Friday, 13 July 2012

Live by the Pen

Do we need to be disciplined to be successful writers? Well, you probably won't get very far if you approach it in a slap dash manner, thinking it's a cinch and you're about to make some easy money. Making the money is perhaps the most difficult part because after all, how many great authors today faced multiple rejections? Did they not write well? Yes, of course they did. They simply experienced great difficulty in getting publishers to accept that their work would sell and be in demand.

When you take for example, J K Rowling who herself faced many rejections before getting a publishing deal, it's phenomenal how her books literally took flight, making her extremely wealthy - and the publishers in the process. I read the complete set with my eldest son -he was 5 when we started and each night I couldn't wait to pick up where we had left off -I think it was a competition as to which one of us loved them more. If it hadn't been for my son I'd never have dreamt of buying the books and so it is that I hear that familiar piece of writerly advice again, 'read out of your comfort zone.'

Someone once told me that writing was one of the hardest 'professions' (you may prefer 'career path' or caling) as it was so difficult to find a publisher and to make a decent living from it. They had a point. However, when you have no career like me, having sacrificed it all including a comfortable salary that would easily afford a new wardrobe full of clothes and shoes thank you very much, and it's always been your desire to write, then what have you to lose? 'Nothing,' I hear you cry - precisely right.

Thinking positively, you have everything to gain including confidence, achievements and perhaps a nice warm feeling of self fulfillment. You can at least give yourself a pat on the back even if no one else will. But seriously, what is it that drives us as writers? I can't fully explain my own drive but if you can imagine hearing a voice in your head (no you don't have to worry about me I can assure you that I am perfectly sane) that is rather like your co author, then that is what drives me.

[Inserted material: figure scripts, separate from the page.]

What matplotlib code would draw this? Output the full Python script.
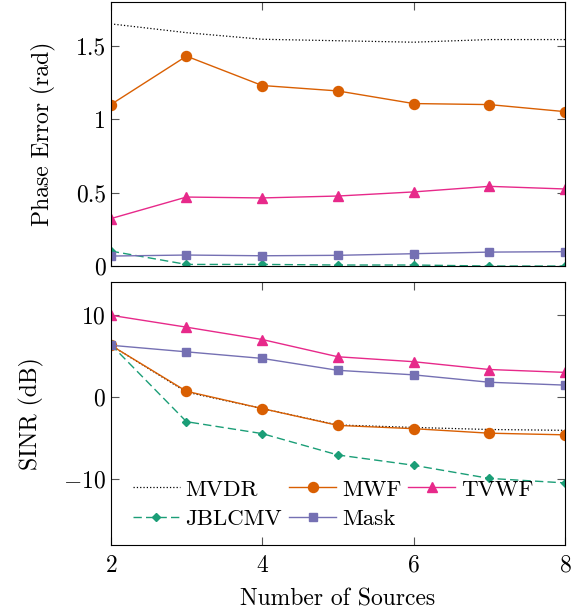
import numpy as np
import matplotlib
matplotlib.use("Agg")
import matplotlib.pyplot as plt

plt.rcParams['font.family'] = 'cmr10'
plt.rcParams['mathtext.fontset'] = 'cm'
plt.rcParams['axes.formatter.use_mathtext'] = True
plt.rcParams['font.size'] = 17

sources = [2, 3, 4, 5, 6, 7, 8]

# phase error (rad)
pe_mvdr = [1.65, 1.59, 1.545, 1.535, 1.525, 1.543, 1.543]
pe_mwf = [1.10, 1.43, 1.23, 1.193, 1.107, 1.10, 1.052]
pe_tvwf = [0.323, 0.470, 0.464, 0.477, 0.505, 0.543, 0.525]
pe_jblcmv = [0.102, 0.011, 0.011, 0.007, 0.007, 0.0, 0.0]
pe_mask = [0.068, 0.075, 0.070, 0.073, 0.084, 0.095, 0.098]

# SINR (dB)
sinr_mvdr = [6.3, 0.6, -1.4, -3.4, -3.7, -3.95, -4.05]
sinr_mwf = [6.3, 0.7, -1.4, -3.45, -3.85, -4.4, -4.6]
sinr_tvwf = [9.95, 8.5, 7.0, 4.9, 4.3, 3.35, 3.0]
sinr_jblcmv = [6.4, -3.0, -4.45, -7.05, -8.3, -9.9, -10.45]
sinr_mask = [6.3, 5.5, 4.7, 3.25, 2.7, 1.8, 1.45]

c_mwf = '#d95f02'
c_tvwf = '#e7298a'
c_jbl = '#1b9e77'
c_mask = '#7570b3'

fig = plt.figure(figsize=(5.8, 6.13), dpi=100)
ax1 = fig.add_axes([0.191, 0.566, 0.783, 0.431])
ax2 = fig.add_axes([0.191, 0.111, 0.783, 0.429])

def draw(ax, mvdr, mwf, tvwf, jbl, mask):
    h = {}
    h['MVDR'], = ax.plot(sources, mvdr, color='black', linestyle=':', linewidth=0.9)
    h['MWF'], = ax.plot(sources, mwf, color=c_mwf, marker='o', markersize=7.2, linewidth=1)
    h['TVWF'], = ax.plot(sources, tvwf, color=c_tvwf, marker='^', markersize=6.5, linewidth=1)
    h['JBLCMV'], = ax.plot(sources, jbl, color=c_jbl, marker='D', markersize=3.8, linewidth=1,
                           linestyle=(0, (6, 3)))
    h['Mask'], = ax.plot(sources, mask, color=c_mask, marker='s', markersize=6, linewidth=1)
    ax.set_xlim(2, 8)
    ax.set_xticks([2, 4, 6, 8])
    ax.tick_params(direction='in', top=True, right=True, length=6, color='#555555')
    ax.tick_params(axis='x', pad=7)
    return h

draw(ax1, pe_mvdr, pe_mwf, pe_tvwf, pe_jblcmv, pe_mask)
ax1.set_ylim(0, 1.8)
ax1.set_yticks([0, 0.5, 1, 1.5])
ax1.set_yticklabels(['0', '0.5', '1', '1.5'])
ax1.tick_params(labelbottom=False)
ax1.set_ylabel('Phase Error (rad)', labelpad=14)

h = draw(ax2, sinr_mvdr, sinr_mwf, sinr_tvwf, sinr_jblcmv, sinr_mask)
ax2.set_ylim(-18, 14)
ax2.set_yticks([-10, 0, 10])
ax2.set_ylabel('SINR (dB)', labelpad=14)
ax2.set_xlabel('Number of Sources', labelpad=8)

order = ['MVDR', 'JBLCMV', 'MWF', 'Mask', 'TVWF']
ax2.legend([h[k] for k in order], order, ncol=3, frameon=False, fontsize=16.5,
           loc='lower left', bbox_to_anchor=(0.048, 0.06),
           handlelength=2.05, columnspacing=0.3, handletextpad=0.26,
           labelspacing=0.42, borderaxespad=0.0, borderpad=0.0)

fig.savefig('out.png', dpi=100)
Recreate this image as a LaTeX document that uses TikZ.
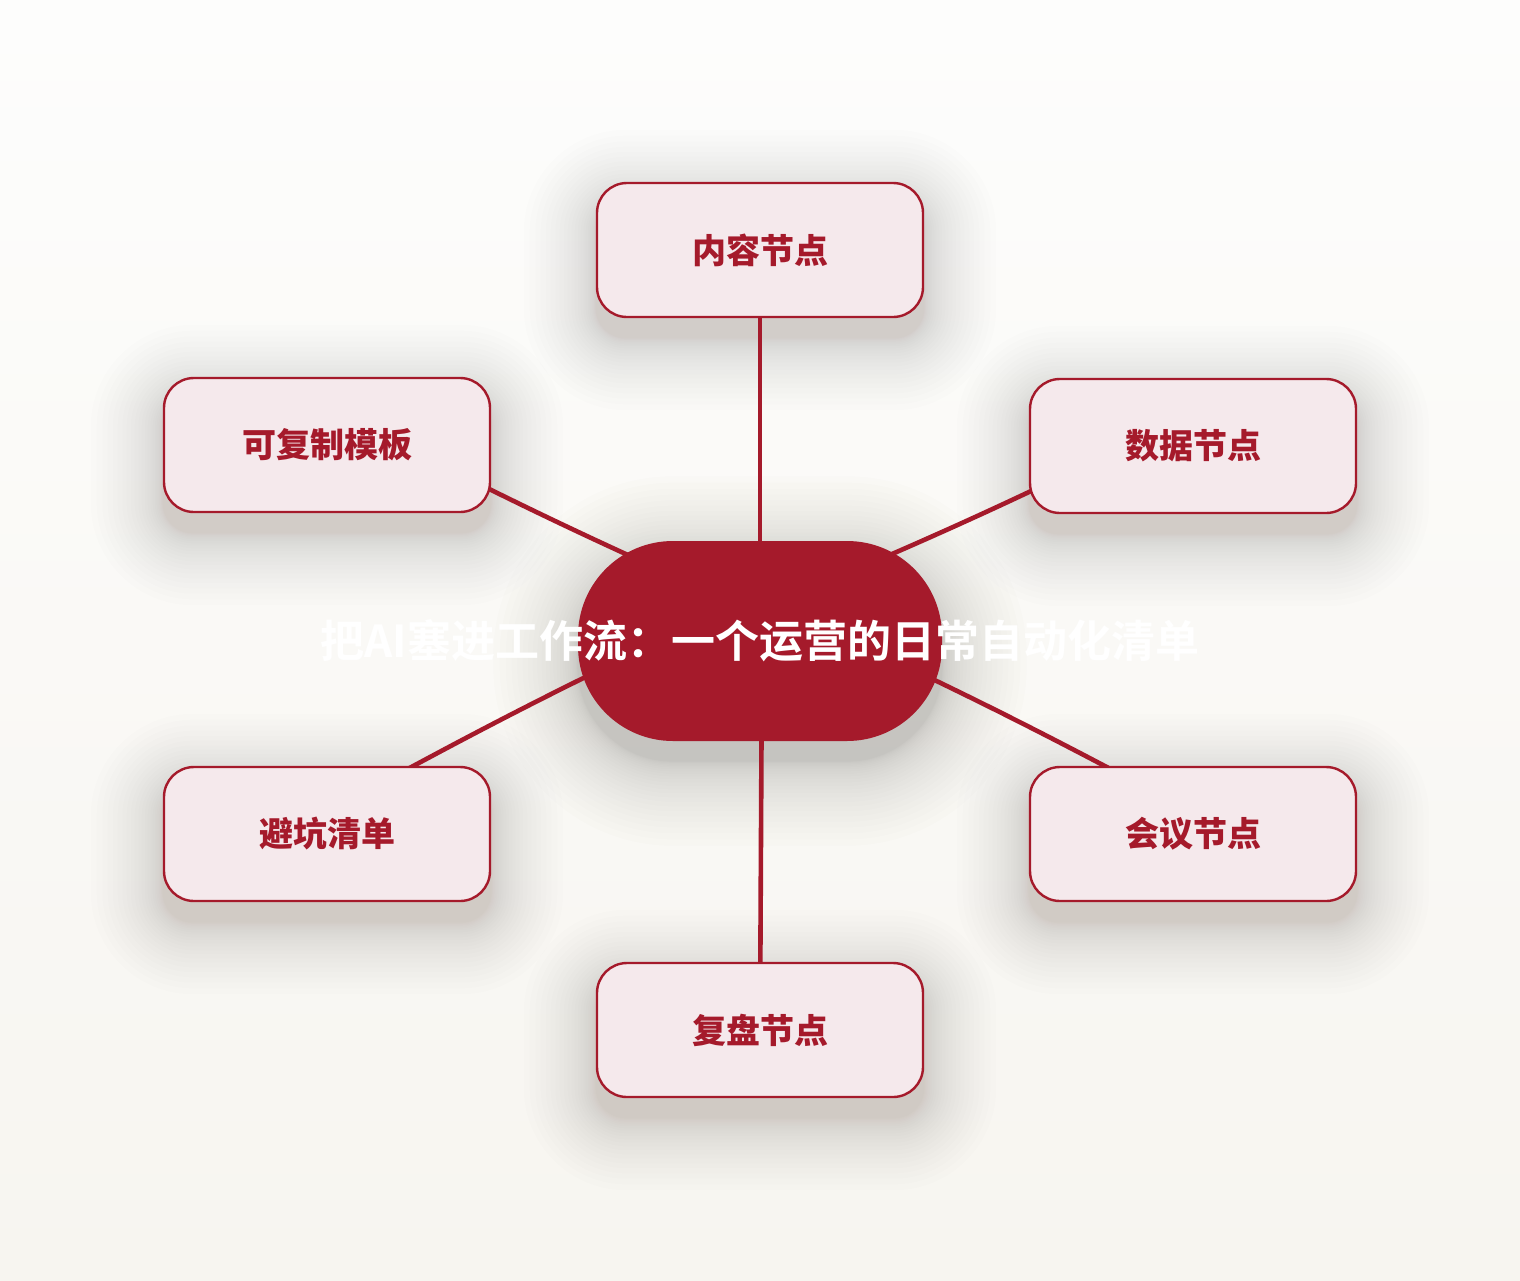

It's a force, whether it's purely the sub conscious part of the brain over which there is no control, or whether it's spiritual, it's presence is felt every day. It has a hold over me and refuses to leave. This is what urges me forwards prompting me to tell the story, to give my characters life and to rekindle history, immortalizing it through the creation of more literature.

Why is literature so vital to our society? Well, it has many functions, including education. Think of historical fiction -revealing true facts you never knew. Biographical accounts also evoke insightful experiences. I wonder if the greatest gift however is that of pure enjoyment. I love it when the book devours me whole and you can feel what the characters feel; smell the scents and visualize the scenes. All of your senses come alive and spring into action. All that the author had hoped for becomes reality as the reader is lost, taken in and living alongside the characters, willing, hoping for the best ending.

I truly hope to be writing for as long as there is breath in my body as it's simply the best form of creative expression for me and it's purely mine. There is no boss/manager; no start or finish times; you are autonomous and responsible for yourself and your own work - just the way I like it. It was Seamus Heaney who quotes in his poem, 'Digging,' :

'Between my finger and my thumb
The squat pen rests.
I'll dig with it.'
[Seamus Heaney]

 If I can live by my pen then I shall always be grateful and count my blessings.